--- Start Data provided ---

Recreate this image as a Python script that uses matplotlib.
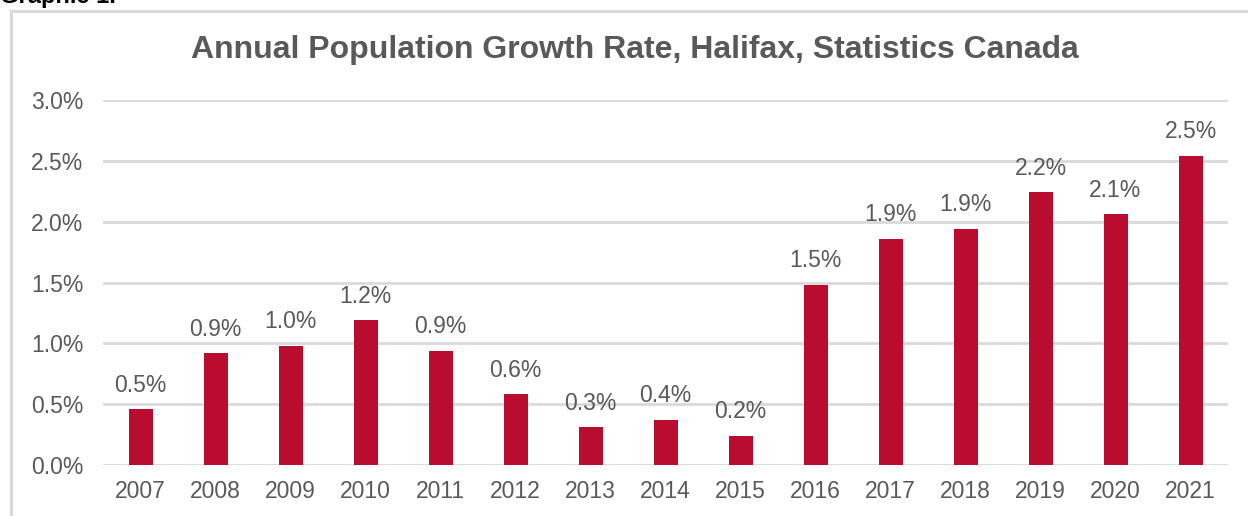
import matplotlib.pyplot as plt
from matplotlib.patches import Rectangle
from matplotlib.ticker import FuncFormatter

years = ["2007", "2008", "2009", "2010", "2011", "2012", "2013", "2014",
         "2015", "2016", "2017", "2018", "2019", "2020", "2021"]
growth = [0.46, 0.92, 0.98, 1.19, 0.94, 0.58, 0.31, 0.37,
          0.24, 1.48, 1.86, 1.94, 2.24, 2.06, 2.54]

bar_col = "#BA0C2F"
txt_col = "#595959"
grid_col = "#D9D9D9"

plt.rcParams['font.family'] = ['Liberation Sans', 'DejaVu Sans']

W, H = 1248, 516
fig = plt.figure(figsize=(W / 100, H / 100), dpi=100)

# light frame around the chart, cropped on the right and bottom
fig.patches.append(Rectangle((11 / W, -0.1), 1.2, 1.1 - 11 / H,
                             transform=fig.transFigure, fill=False,
                             edgecolor=grid_col, linewidth=2.2))
fig.text(0.0, 1 - 3 / H, "Graphic 1.", fontsize=17, fontweight="bold",
         color="black", ha="left", va="baseline")

ax = fig.add_axes([103 / W, 1 - 465 / H, 1125 / W, 365 / H])
x = range(len(years))
bars = ax.bar(x, growth, width=0.32, color=bar_col, zorder=3)

for xi, v in zip(x, growth):
    ax.annotate(f"{v:.1f}%", (xi, v), xytext=(0, 9), textcoords="offset points",
                ha="center", va="bottom", fontsize=16.5, color=txt_col)

ax.set_xlim(-0.5, len(years) - 0.5)
ax.set_ylim(0, 3.0)
ax.set_yticks([0, 0.5, 1.0, 1.5, 2.0, 2.5, 3.0])
ax.yaxis.set_major_formatter(FuncFormatter(lambda v, p: f"{v:.1f}%"))
ax.set_xticks(list(x))
ax.set_xticklabels(years)
ax.tick_params(axis="both", length=0, labelsize=16.5, labelcolor=txt_col)
ax.tick_params(axis="y", pad=14)
ax.tick_params(axis="x", pad=11)
ax.grid(axis="y", color=grid_col, linewidth=2, zorder=0)
ax.set_axisbelow(True)
for s in ax.spines.values():
    s.set_visible(False)

fig.text(635 / W, 1 - 50 / H, "Annual Population Growth Rate, Halifax, Statistics Canada",
         fontsize=23, fontweight="bold", color=txt_col, ha="center", va="center")

fig.savefig("out.png", dpi=100)
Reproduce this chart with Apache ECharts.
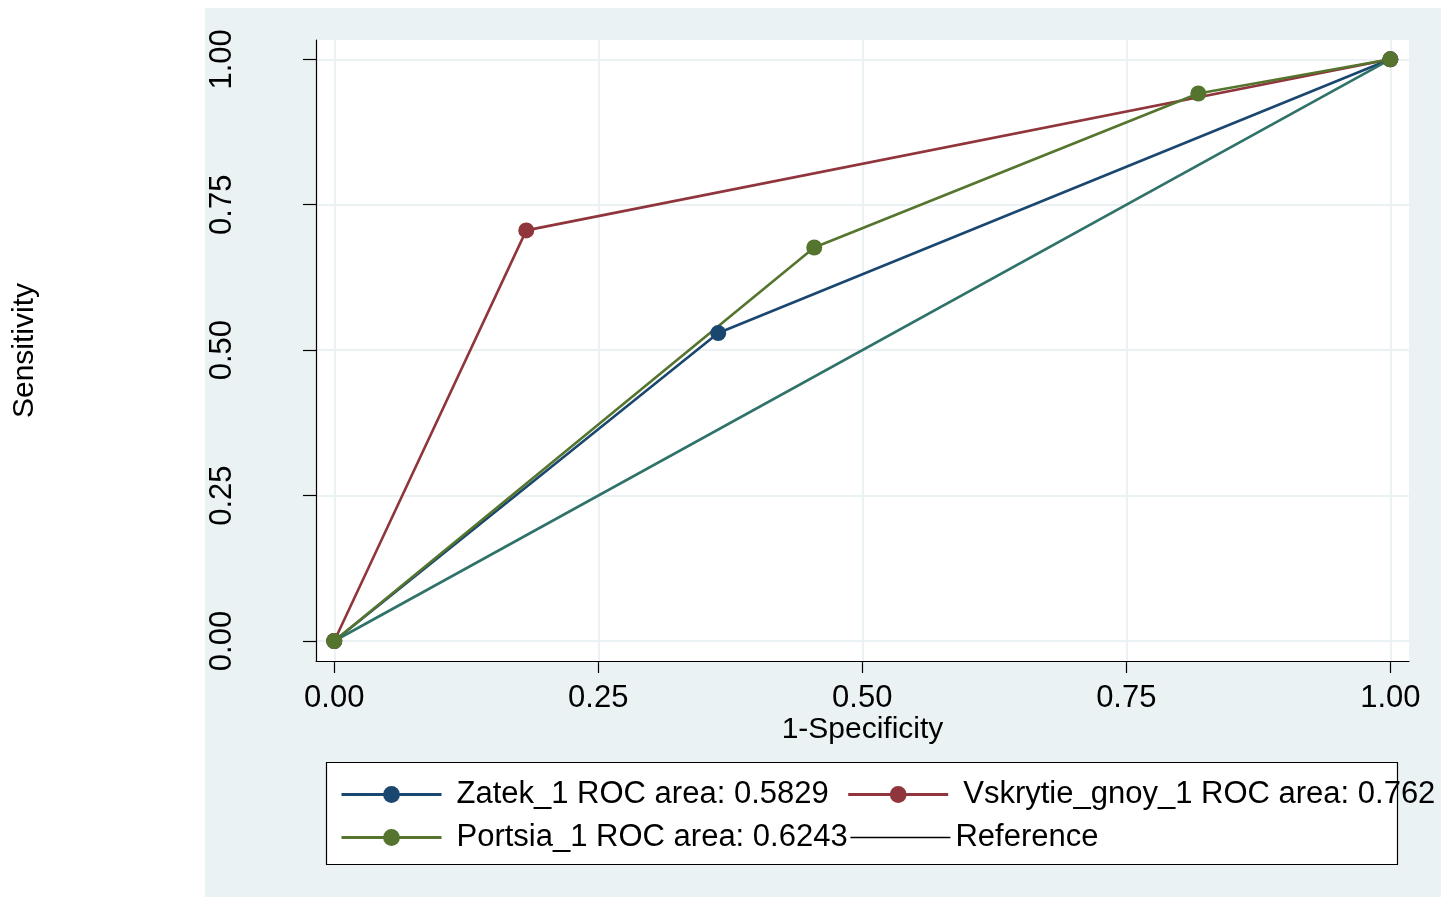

--- End Data provided ---

What is required:
Go through the listing above and write it out again exactly, dropping the pictures.

Final result:
Recreate this image as a Python script that uses matplotlib.
import matplotlib.pyplot as plt
from matplotlib.patches import Rectangle
from matplotlib.ticker import FuncFormatter

years = ["2007", "2008", "2009", "2010", "2011", "2012", "2013", "2014",
         "2015", "2016", "2017", "2018", "2019", "2020", "2021"]
growth = [0.46, 0.92, 0.98, 1.19, 0.94, 0.58, 0.31, 0.37,
          0.24, 1.48, 1.86, 1.94, 2.24, 2.06, 2.54]

bar_col = "#BA0C2F"
txt_col = "#595959"
grid_col = "#D9D9D9"

plt.rcParams['font.family'] = ['Liberation Sans', 'DejaVu Sans']

W, H = 1248, 516
fig = plt.figure(figsize=(W / 100, H / 100), dpi=100)

# light frame around the chart, cropped on the right and bottom
fig.patches.append(Rectangle((11 / W, -0.1), 1.2, 1.1 - 11 / H,
                             transform=fig.transFigure, fill=False,
                             edgecolor=grid_col, linewidth=2.2))
fig.text(0.0, 1 - 3 / H, "Graphic 1.", fontsize=17, fontweight="bold",
         color="black", ha="left", va="baseline")

ax = fig.add_axes([103 / W, 1 - 465 / H, 1125 / W, 365 / H])
x = range(len(years))
bars = ax.bar(x, growth, width=0.32, color=bar_col, zorder=3)

for xi, v in zip(x, growth):
    ax.annotate(f"{v:.1f}%", (xi, v), xytext=(0, 9), textcoords="offset points",
                ha="center", va="bottom", fontsize=16.5, color=txt_col)

ax.set_xlim(-0.5, len(years) - 0.5)
ax.set_ylim(0, 3.0)
ax.set_yticks([0, 0.5, 1.0, 1.5, 2.0, 2.5, 3.0])
ax.yaxis.set_major_formatter(FuncFormatter(lambda v, p: f"{v:.1f}%"))
ax.set_xticks(list(x))
ax.set_xticklabels(years)
ax.tick_params(axis="both", length=0, labelsize=16.5, labelcolor=txt_col)
ax.tick_params(axis="y", pad=14)
ax.tick_params(axis="x", pad=11)
ax.grid(axis="y", color=grid_col, linewidth=2, zorder=0)
ax.set_axisbelow(True)
for s in ax.spines.values():
    s.set_visible(False)

fig.text(635 / W, 1 - 50 / H, "Annual Population Growth Rate, Halifax, Statistics Canada",
         fontsize=23, fontweight="bold", color=txt_col, ha="center", va="center")

fig.savefig("out.png", dpi=100)
Reproduce this chart with Apache ECharts.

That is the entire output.